Just recently I found out that I can still enjoy a few days of carousing and carrying on per week if I just get out and DO IT !!
Sure some of my friends miss me when I'm not around 24/7 on eons, but I finally realized there's more to the life I have left, than sitting at home.
At least it hasn't led me back to drinking, which was my biggest fear.
I may be getting older, but I can still cut a rug with the best of them at times, so what if I need a break now and then.
P.S. I will never let you become a recluse Lyn...lol
posted by sgc52
about 1 month ago
Like most of you, when I was younger I dated a lot. Partied a lot, etc. I enjoy being alone now. I have a couple friends that I go to the movies or dinner with. I will say that when I go on a cruise or fly somewhere, I go into fantasy mode. When I fly, I like to dress like the ladies did in the 50's & 60's. Very high heels, dress & jewelry. When I go on a cruise I become the life of the party the whole time. Then I come home & I'm content being curled up in my recliner with a good movie. I still work full time, so I am interacting a lot with people. Perhaps that's why I enjoy being alone when I'm home.
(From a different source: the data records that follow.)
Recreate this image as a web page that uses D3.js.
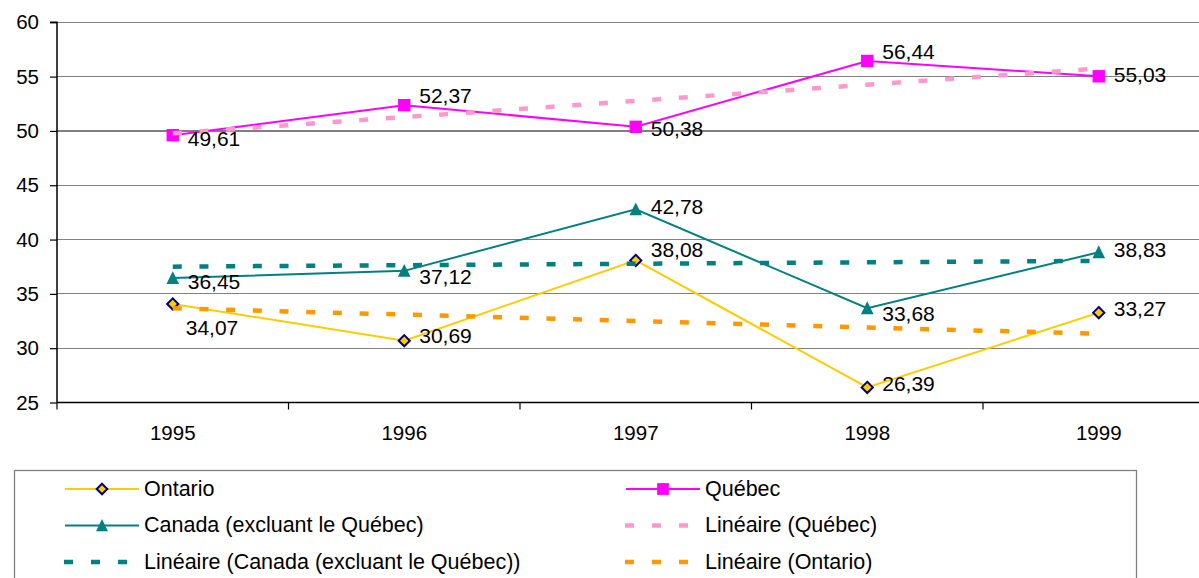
<!DOCTYPE html>
<html>
<head>
<meta charset="utf-8">
<script src="https://cdn.jsdelivr.net/npm/d3@7"></script>
<style>
  html, body { margin: 0; padding: 0; background: #fff; }
  svg { display: block; font-family: "Liberation Sans", Arial, sans-serif; }
</style>
</head>
<body>
<svg id="chart" width="1199" height="578"></svg>
<script>
// ---------- data ----------
const years = ["1995", "1996", "1997", "1998", "1999"];
const ontario = [34.07, 30.69, 38.08, 26.39, 33.27];
const quebec = [49.61, 52.37, 50.38, 56.44, 55.03];
const canadaExQc = [36.45, 37.12, 42.78, 33.68, 38.83];
const yTicks = [25, 30, 35, 40, 45, 50, 55, 60];
const legendLabels = [
  "Ontario", "Québec",
  "Canada (excluant le Québec)", "Linéaire (Québec)",
  "Linéaire (Canada (excluant le Québec))", "Linéaire (Ontario)"
];

// ---------- label nudges (layout only, px) ----------
const qcLabelDy = [5, -8, 4, -8, 0];
const caLabelDy = [5, 8, -1, 7, -1];
const onLabelDy = [25, -3, -9, -2, -2];
const onLabelDx = [13, 15, 15, 15, 15];

// ---------- helpers ----------
function linFit(vals) {
  const xs = vals.map((_, i) => i + 1);
  const mx = d3.mean(xs), my = d3.mean(vals);
  let num = 0, den = 0;
  xs.forEach((xv, i) => { num += (xv - mx) * (vals[i] - my); den += (xv - mx) * (xv - mx); });
  const b = num / den, a = my - b * mx;
  return xs.map(xv => a + b * xv);
}

const svg = d3.select("#chart");
const left = 57, band = 231.5;
const x = d3.scaleBand().domain(years).range([left, left + band * years.length]).paddingInner(0).paddingOuter(0);
const y = d3.scaleLinear().domain([25, 60]).range([402.5, 22.3]);
const cx = d => x(d) + x.bandwidth() / 2;
const fmt = v => d3.format(".2f")(v).replace(".", ",");
const FONT = 20.5;
const DFONT = 21;
const LFONT = 21.5;

// gridlines
svg.append("g").selectAll("line").data(yTicks.filter(t => t > 25)).join("line")
  .attr("x1", left).attr("x2", 1199)
  .attr("y1", d => y(d)).attr("y2", d => y(d))
  .attr("stroke", "#808080").attr("stroke-width", 1.2).attr("shape-rendering", "crispEdges");

// y axis
const yAxis = d3.axisLeft(y).tickValues(yTicks).tickSize(7).tickPadding(11).tickFormat(d3.format("d"));
const gy = svg.append("g").attr("transform", `translate(${left},0)`).call(yAxis);
gy.select(".domain").attr("stroke", "#000").attr("stroke-width", 1.5).attr("d", `M-7,${y(60)}H0V${y(25)}`);
gy.selectAll(".tick line").attr("stroke", "#000").attr("stroke-width", 1.2);
gy.selectAll("text").attr("font-size", FONT).attr("fill", "#000").attr("font-family", "Liberation Sans, Arial, sans-serif");

// x axis
const gx = svg.append("g").attr("transform", `translate(0,${y(25)})`);
gx.append("line").attr("x1", left).attr("x2", 1199).attr("y1", 0).attr("y2", 0)
  .attr("stroke", "#000").attr("stroke-width", 1.5);
gx.selectAll("line.tk").data(years).join("line").attr("class", "tk")
  .attr("x1", d => x(d)).attr("x2", d => x(d)).attr("y1", 0).attr("y2", 7)
  .attr("stroke", "#000").attr("stroke-width", 1.2);
gx.selectAll("text").data(years).join("text")
  .attr("x", d => cx(d)).attr("y", 32)
  .attr("text-anchor", "middle").attr("dominant-baseline", "middle")
  .attr("font-size", FONT).attr("fill", "#000").text(d => d);

// ---------- series styling ----------
const series = [
  { vals: ontario, color: "#FFCC00", trendColor: "#FF9900", marker: "diamond", dy: onLabelDy, dx: onLabelDx },
  { vals: quebec, color: "#FF00FF", trendColor: "#FF99CC", marker: "square", dy: qcLabelDy, dx: [15,15,15,15,15] },
  { vals: canadaExQc, color: "#008080", trendColor: "#008080", marker: "triangle", dy: caLabelDy, dx: [15,15,15,15,15] }
];

function markerPath(type, s) {
  if (type === "square") return `M${-s},${-s}H${s}V${s}H${-s}Z`;
  if (type === "triangle") return `M0,${-s * 1.1}L${s},${s * 0.95}H${-s}Z`;
  return `M0,${-s}L${s},0L0,${s}L${-s},0Z`;
}
function drawMarker(g, type, px, py, scale) {
  const sc = scale || 1;
  if (type === "diamond") {
    g.append("path").attr("d", markerPath("diamond", 5.6 * sc)).attr("transform", `translate(${px},${py})`)
      .attr("fill", "#FFCC00").attr("stroke", "#000080").attr("stroke-width", 2);
  } else if (type === "square") {
    g.append("path").attr("d", markerPath("square", 6.2 * sc)).attr("transform", `translate(${px},${py})`)
      .attr("fill", "#FF00FF");
  } else {
    g.append("path").attr("d", markerPath("triangle", 6.3 * sc)).attr("transform", `translate(${px},${py})`)
      .attr("fill", "#008080");
  }
}

const line = d3.line().x((d, i) => cx(years[i])).y(d => y(d));

const gSeries = svg.append("g");
const gTrend = svg.append("g");
const gLabels = svg.append("g");

series.forEach(s => {
  gSeries.append("path").attr("d", line(s.vals)).attr("fill", "none")
    .attr("stroke", s.color).attr("stroke-width", 2);
});
series.forEach(s => {
  s.vals.forEach((v, i) => drawMarker(gSeries, s.marker, cx(years[i]), y(v)));
});

// trendlines (linear least-squares fit of each series)
[series[1], series[2], series[0]].forEach(s => {
  const fit = linFit(s.vals);
  gTrend.append("path").attr("d", line(fit)).attr("fill", "none")
    .attr("stroke", s.trendColor).attr("stroke-width", 4.5)
    .attr("stroke-dasharray", "9,17.7");
});

// data labels
series.forEach(s => {
  s.vals.forEach((v, i) => {
    gLabels.append("text")
      .attr("x", cx(years[i]) + s.dx[i]).attr("y", y(v) + s.dy[i])
      .attr("dominant-baseline", "middle")
      .attr("font-size", DFONT).attr("fill", "#000").text(fmt(v));
  });
});

// ---------- legend ----------
const lg = svg.append("g");
lg.append("rect").attr("x", 14.5).attr("y", 470.5).attr("width", 1122).attr("height", 140)
  .attr("fill", "#fff").attr("stroke", "#808080").attr("stroke-width", 1.3);

const rows = [489, 525.5, 562];
const colOffset = 561;
const cols = [{ x1: 65, x2: 139, tx: 144 }, { x1: 65 + colOffset, x2: 139 + colOffset, tx: 144 + colOffset }];
const legendItems = [
  { label: legendLabels[0], col: 0, row: 0, kind: "series", s: series[0] },
  { label: legendLabels[1], col: 1, row: 0, kind: "series", s: series[1] },
  { label: legendLabels[2], col: 0, row: 1, kind: "series", s: series[2] },
  { label: legendLabels[3], col: 1, row: 1, kind: "trend", s: series[1] },
  { label: legendLabels[4], col: 0, row: 2, kind: "trend", s: series[2] },
  { label: legendLabels[5], col: 1, row: 2, kind: "trend", s: series[0] }
];
legendItems.forEach(it => {
  const c = cols[it.col], ry = rows[it.row];
  if (it.kind === "series") {
    lg.append("line").attr("x1", c.x1).attr("x2", c.x2).attr("y1", ry).attr("y2", ry)
      .attr("stroke", it.s.color).attr("stroke-width", 2);
    drawMarker(lg, it.s.marker, (c.x1 + c.x2) / 2, ry, 0.95);
  } else {
    lg.append("line").attr("x1", c.x1 - 1).attr("x2", c.x1 + 63).attr("y1", ry).attr("y2", ry)
      .attr("stroke", it.s.trendColor).attr("stroke-width", 4.5)
      .attr("stroke-dasharray", "9,18");
  }
  lg.append("text").attr("x", c.tx).attr("y", ry + 1).attr("dominant-baseline", "middle")
    .attr("font-size", LFONT).attr("fill", "#000").text(it.label);
});
</script>
</body>
</html>
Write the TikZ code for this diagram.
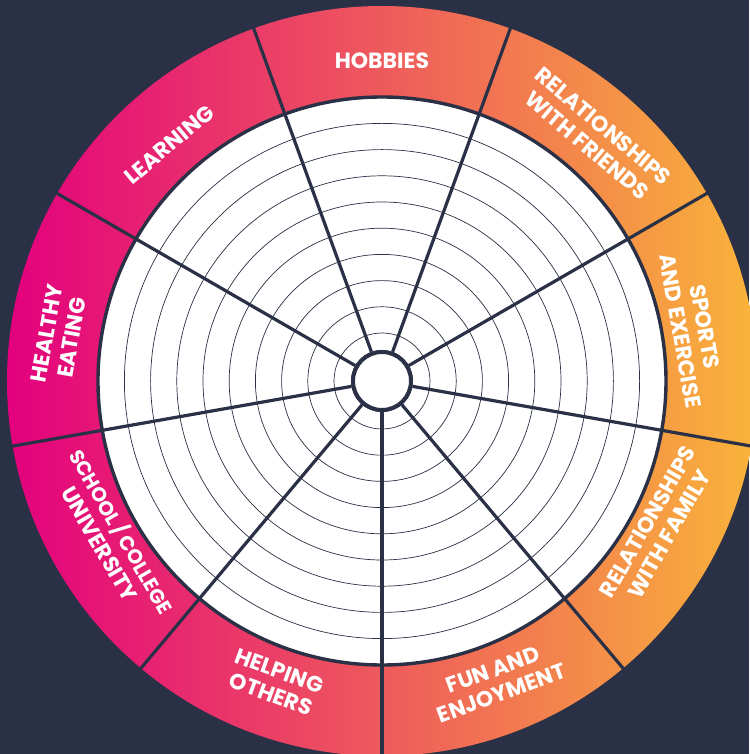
\documentclass[tikz,border=0pt]{standalone}
\usepackage{fontspec}
\setmainfont{Poppins}
\usepackage{xcolor}
\definecolor{navy}{HTML}{2A3045}
\definecolor{wheelmagenta}{HTML}{E3007E}
\definecolor{wheelpink}{HTML}{EC6A78}
\definecolor{wheelorange}{HTML}{F9B43A}

\tikzset{
  segtext/.style={text=white,font=\bfseries\fontsize{22}{25}\selectfont,align=center,inner sep=0pt},
  spoke/.style={navy,line width=3.2pt},
  ringline/.style={navy,line width=0.7pt}
}

\begin{document}
\begin{tikzpicture}[x=1pt,y=1pt]
		\fill[navy] (-382,-373) rectangle (367,381);
		\useasboundingbox (-382,-373) rectangle (367,381);
		% coloured ring and white disc
		\shade[left color=wheelmagenta,middle color=wheelpink,right color=wheelorange] (0,0) circle (375);
		\fill[white] (0,0) circle (284);
		\foreach \k in {0,...,8}
			\draw[ringline] (0,0) circle ({48+26.2*\k});
		\draw[navy,line width=3.4pt] (0,0) circle (284);
		\node[circle,draw=navy,fill=white,line width=4pt,minimum size=58pt,inner sep=0pt] (hub) at (0,0) {};
		% spokes
		\foreach \a in {110,70,30,-10,-50,-90,-130,-170,150} {
			\coordinate (rim\a) at (\a:376);
			\draw[spoke] (hub.\a) -- (rim\a);
		}
		\node[circle,draw=navy,fill=white,line width=4pt,minimum size=58pt,inner sep=0pt] at (hub) {};
		% labels
		\foreach \ang/\rad/\rot/\txt/\nm in {90/320/0/{HOBBIES}/hobbies,
				49/325/-40/{RELATIONSHIPS\\WITH FRIENDS}/friends,
				9.5/315/-80/{SPORTS\\AND EXERCISE}/sports,
				-28/313/60/{RELATIONSHIPS\\WITH FAMILY}/family,
				-69/322/20/{FUN AND\\ENJOYMENT}/fun,
				-109.5/320/-20/{HELPING\\OTHERS}/helping,
				-150/312/-60/{\fontsize{20}{25}\selectfont SCHOOL\,/\,COLLEGE\\UNIVERSITY}/school,
				172/326/80/{HEALTHY\\EATING}/healthy,
				132/318/40/{LEARNING}/learning}
			\node[segtext,rotate=\rot] (\nm) at (\ang:\rad) {\txt};
\end{tikzpicture}
\end{document}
The reality is there aren't the same social opportunities as there were when we were younger, nor are there the willing friends to accompany us on any and every adventure, and last time I looked, no men were lined up at the door. Hold on... let me check... darn, still no one (LOL). I buy season tickets to the theatre and orchestra and invite friends, and if it turns out no one wants to go, I do go alone, but it always makes me acutely aware of my aloneness. I am still working, so I get a reasoable amount of socialization during the day. At least I interact with others... and for the most part quite well :) But I find being sociable perhaps more rewarding that being social these days. Good conversation with good souls is about as good as it gets. Add good food and good wine, and... here we are.
I spent years being social in my choice of how I made a living. Having to be social took its' tole and after some pretty stressful years trying to combine life's drama with making a living, I now find that I don't care to be social as often as I use to.
In reading this post, my first thought of sociable was negative, as in "she's not very sociable". After thinking on it some more, I realized for me, socializing has levels. Some days I'm happy to socialize on a personal level talking about myself or my experiences but those days are few and far between and usually done with my F2F friends. Sociability on the internet usually has to do with identifying with an experience or conversational style that peeks my interest and makes me want to join in. I'm not one who is drawn to the drama in other's lives unless the drama is about a cause or a wrong doing that pushes my buttons and I can no longer sit on my hands.
The internet allows us to keep the socializing to our own comfort levels. For me, having made friends here that I talk with by phone has made it more real and therefore, more beneficial.
Perhaps these feelings change with the circumstances and some day in the future I will again be that social person I remember. In the meantime, I'm very content being sociable when the mood strikes me.